Related: The Rise Of Responsible Luxury
Omega is a relative bargain
Omega watches have been to the moon, been used for countless Olympic Games and been featured in James Bond films. Tea omega watches that will likely continue to go up in price are Speedmasters and Seamasters; these are considered to be good investment pieces and are more price accessible than Rolex and the ultra-luxury Patek and AP. It is a brand with a great legacy that is less ostentatious than Rolex, but markets itself to a similar audience.
Other brands are worth considering, but they will require more research and will likely involve higher risk.
If you want to resell to make money stick to Rolex, Audemars Piguet, Patek Philippe and to some extent Omega. You could venture out to other brands, but be forewarned that the marketplace outside of certain models within these 3 – 4 brand names is fraught with pitfalls. Of course, all these considerations matter less if the goal is to acquire a watch that “talks to you”, and reselling it is of secondary or tertiary concern.

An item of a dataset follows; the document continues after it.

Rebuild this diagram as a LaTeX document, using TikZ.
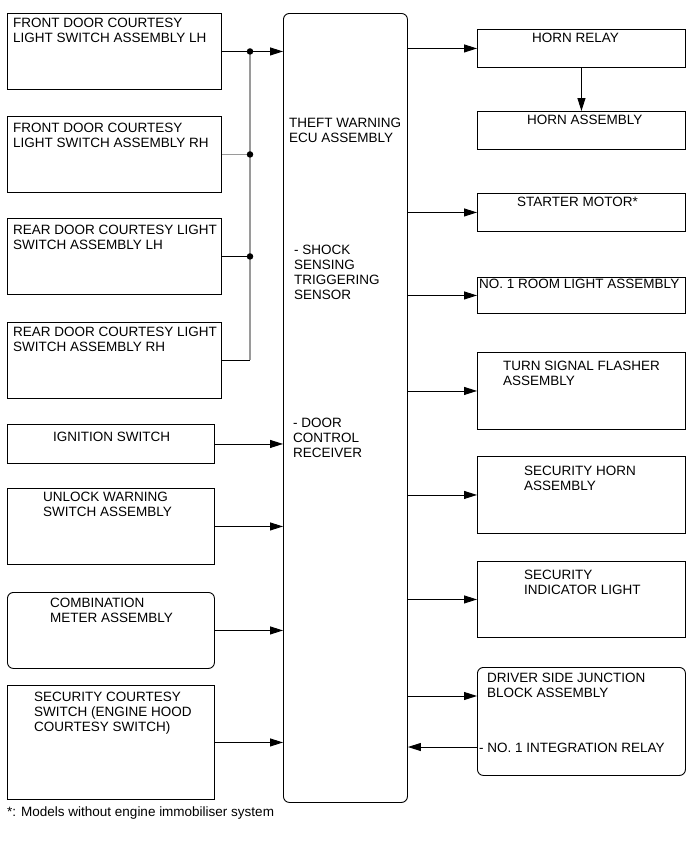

If you venture out, look for sport watches that look cool (but might be overlooked) from strong brands or grand complications and limited editions. Check auction results before you buy.
There is no watch market bubble
Despite the uncharacteristic market spike, watches are still a good alternative investment. I believe that horological instruments are still a nascent market, and that demand will continue to grow because watches represent an alternative asset class that is collectible, highly portable, and scarce considering growing market demand. Collectible watches are imbued with certain artisanship — an old-world set of skills that combines micro-engineering prowess with the talent of a master jeweler or an artist.
Moreover, as many collectors point out, you cannot wear your Ferrari on your wrist and bring it into the corporate boardroom — but you can bring your watch. Therefore, taking a longer-term position in the right watches even during this unprecedented market frenzy is a smart move.